A computer animation of a gamma-ray burst generated by the death of a star. The core of the star has collapsed, without the star's outer part “knowing.” A black hole forms inside, surrounded by a disk of accreting matter, and, within a few seconds, launches a jet of matter away from the black hole that ultimately makes the gamma-ray burst. Image Credit: NASA / SkyWorks Digita
Gamma Ray Bursts
On very rare occasions, the deaths of stars can lead to even more energetic events than a supernova. Such events release more energy in a few seconds than the Sun will give off in its entire lifetime, and can be detected all the way across the Universe when our instruments in space pick up what is called a gamma ray burst. Mirroring the story of supernovae, there are two kinds of systems that can lead to a gamma ray burst. The first comes when two neutron stars (the corpses of high mass stars and remnants of supernovas) collide and produce a devastating release of energy. The other type of gamma ray burst happens when the core of a star with really tremendous mass (a superstar, you might say) collapses and becomes a mind-boggling object called a black hole. While black holes themselves don’t give off energy, their birth can be accompanied by an explosion sometimes called a hypernova. Both types of explosions can generate two sudden beams of enormous energy. If one of the beams happens to point right at the Earth, we detect a gamma ray burst.

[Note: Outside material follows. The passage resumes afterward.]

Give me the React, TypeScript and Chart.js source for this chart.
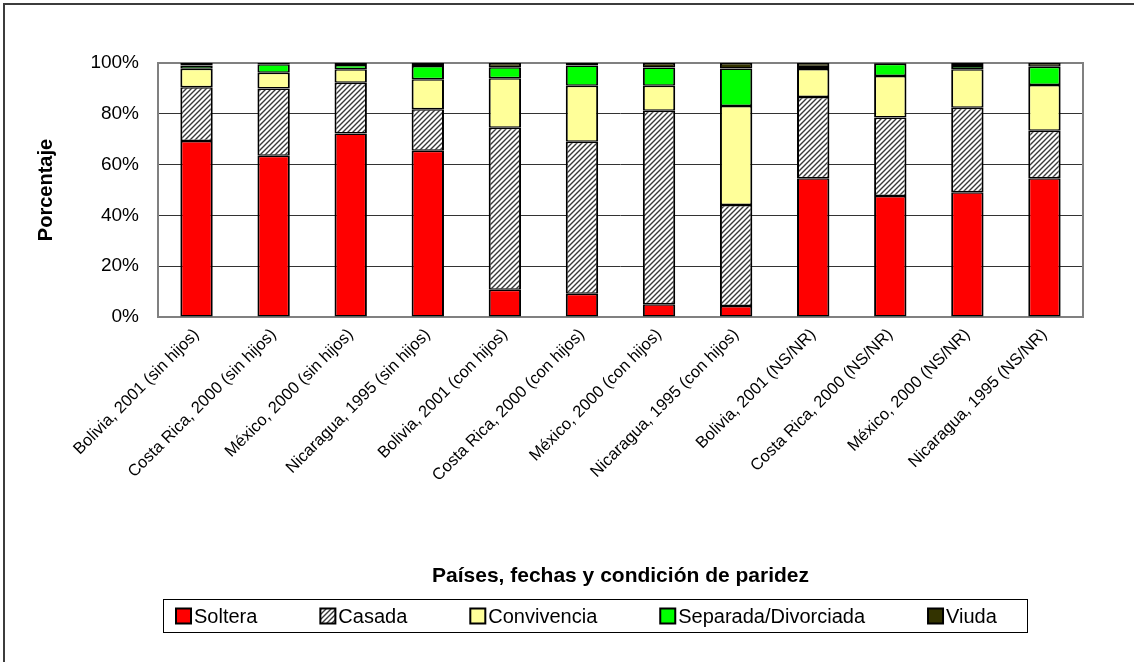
import { useEffect, useRef } from "react";
import { Chart, registerables } from "chart.js";
Chart.register(...registerables);

const categories = [
  "Bolivia, 2001 (sin hijos)",
  "Costa Rica, 2000 (sin hijos)",
  "México, 2000 (sin hijos)",
  "Nicaragua, 1995 (sin hijos)",
  "Bolivia, 2001 (con hijos)",
  "Costa Rica, 2000 (con hijos)",
  "México, 2000 (con hijos)",
  "Nicaragua, 1995 (con hijos)",
  "Bolivia, 2001 (NS/NR)",
  "Costa Rica, 2000 (NS/NR)",
  "México, 2000 (NS/NR)",
  "Nicaragua, 1995 (NS/NR)",
];

const seriesNames = ["Soltera", "Casada", "Convivencia", "Separada/Divorciada", "Viuda"];
const soltera = [69.3, 63.5, 72.2, 65.5, 10.7, 9.2, 5.0, 4.3, 54.6, 47.6, 49.1, 54.6];
const casada = [21.2, 26.5, 20.0, 16.3, 63.8, 59.8, 76.2, 39.8, 32.0, 30.9, 33.3, 18.7];
const convivencia = [7.2, 6.2, 5.3, 11.8, 19.5, 22.0, 9.8, 39.0, 11.0, 16.4, 15.1, 18.0];
const separada = [1.3, 3.3, 1.7, 5.2, 4.3, 8.0, 7.2, 14.7, 0.8, 4.8, 1.3, 7.2];
const viuda = [1.0, 0.5, 0.8, 1.2, 1.7, 1.0, 1.8, 2.2, 1.6, 0.3, 1.2, 1.5];

const yTicks = [0, 20, 40, 60, 80, 100];
const xTitle = "Países, fechas y condición de paridez";
const yTitle = "Porcentaje";

const FONT = "'Liberation Sans', Arial, sans-serif";

function makeHatch(): CanvasPattern | string {
  const c = document.createElement("canvas");
  c.width = 5;
  c.height = 5;
  const g = c.getContext("2d");
  if (!g) return "#888";
  g.fillStyle = "#ffffff";
  g.fillRect(0, 0, 5, 5);
  g.strokeStyle = "#3a3a3a";
  g.lineWidth = 1.4;
  g.beginPath();
  g.moveTo(-1, 6);
  g.lineTo(6, -1);
  g.moveTo(-1, 1);
  g.lineTo(1, -1);
  g.moveTo(4, 6);
  g.lineTo(6, 4);
  g.stroke();
  const p = g.createPattern(c, "repeat");
  return p || "#888";
}

export default function App() {
  const ref = useRef<HTMLCanvasElement | null>(null);

  useEffect(() => {
    if (!ref.current) return;
    const hatch = makeHatch();
    const fills: any[] = ["#ff0000", hatch, "#ffff99", "#00ff00", "#333300"];
    const values = [soltera, casada, convivencia, separada, viuda];

    const frame = {
      id: "frame",
      beforeDatasetsDraw(chart: any) {
        const { ctx, chartArea } = chart;
        ctx.save();
        ctx.strokeStyle = "#808080";
        ctx.lineWidth = 2;
        ctx.strokeRect(chartArea.left, chartArea.top, chartArea.right - chartArea.left, chartArea.bottom - chartArea.top);
        ctx.restore();
      },
      afterDraw(chart: any) {
        const { ctx } = chart;
        ctx.save();
        // outer border
        ctx.strokeStyle = "#3c3c3c";
        ctx.lineWidth = 2;
        ctx.beginPath();
        ctx.moveTo(4, 662);
        ctx.lineTo(4, 4);
        ctx.lineTo(1134, 4);
        ctx.stroke();
        // legend
        const boxL = 163.5, boxT = 599.5, boxR = 1027.5, boxB = 632.5;
        ctx.strokeStyle = "#000";
        ctx.lineWidth = 1;
        ctx.fillStyle = "#fff";
        ctx.fillRect(boxL, boxT, boxR - boxL, boxB - boxT);
        ctx.strokeRect(boxL, boxT, boxR - boxL, boxB - boxT);
        ctx.font = "20px " + FONT;
        ctx.textBaseline = "middle";
        ctx.textAlign = "left";
        const cy = 616;
        let x = 176;
        chart.data.datasets.forEach((ds: any) => {
          const sz = 15;
          ctx.fillStyle = ds.backgroundColor;
          ctx.fillRect(x, cy - sz / 2, sz, sz);
          ctx.lineWidth = 2;
          ctx.strokeStyle = "#000";
          ctx.strokeRect(x, cy - sz / 2, sz, sz);
          ctx.fillStyle = "#000";
          ctx.fillText(ds.label, x + sz + 3, cy + 1);
          const w = ctx.measureText(ds.label).width;
          x += sz + 3 + w + 63;
        });
        ctx.restore();
      },
    };

    const chart = new Chart(ref.current, {
      type: "bar",
      data: {
        labels: categories,
        datasets: seriesNames.map((name, i) => ({
          label: name,
          data: values[i],
          backgroundColor: fills[i],
          borderColor: "#000000",
          borderWidth: { left: 2, right: 2, top: 1.5, bottom: 1.5 },
          borderSkipped: false,
          barPercentage: 0.42,
          categoryPercentage: 1,
        })),
      },
      options: {
        responsive: false,
        animation: false,
        devicePixelRatio: 1,
        layout: { padding: { left: 0, top: 63, right: 51, bottom: 0 } },
        plugins: {
          legend: { display: false },
          tooltip: { enabled: false },
        },
        scales: {
          x: {
            stacked: true,
            grid: { display: false, drawTicks: false },
            border: { display: false },
            ticks: {
              autoSkip: false,
              maxRotation: 45,
              minRotation: 45,
              padding: 8,
              color: "#000",
              font: { family: FONT, size: 16.5 },
            },
            title: {
              display: true,
              text: xTitle,
              color: "#000",
              font: { family: FONT, size: 21, weight: "bold" },
              padding: { top: 0, bottom: 73 },
            },
            afterFit(scale: any) {
              scale.height = 345;
            },
          },
          y: {
            stacked: true,
            min: 0,
            max: 100,
            afterBuildTicks(scale: any) {
              scale.ticks = yTicks.map((v) => ({ value: v }));
            },
            grid: { color: "#333333", lineWidth: 1, drawTicks: false },
            border: { display: false },
            ticks: {
              padding: 19,
              color: "#000",
              font: { family: FONT, size: 19 },
              callback: (v: any) => v + "%",
            },
            title: {
              display: true,
              text: yTitle,
              color: "#000",
              font: { family: FONT, size: 20, weight: "bold" },
              padding: { top: 34, bottom: 0 },
            },
            afterFit(scale: any) {
              scale.width = 158;
            },
          },
        },
      },
      plugins: [frame],
    });
    return () => chart.destroy();
  }, []);

  return (
    <div style={{ position: "absolute", left: 0, top: 0, width: 1134, height: 662, background: "#fff" }}>
      <canvas ref={ref} width={1134} height={662} style={{ display: "block" }} />
    </div>
  );
}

Both of these events are so rare, that hundreds of millions of years typically pass between gamma ray bursts in any given galaxy. For a burst like this to be dangerous to us, the event would have to happen not only inside our Milky Way Galaxy, but in our section of it. And, if it is a beamed burst (like most are)the beam would have to point exactly in our direction. The chances of this are so small that no scientists spend any time worrying about being a gamma ray burst victim. And neither should you.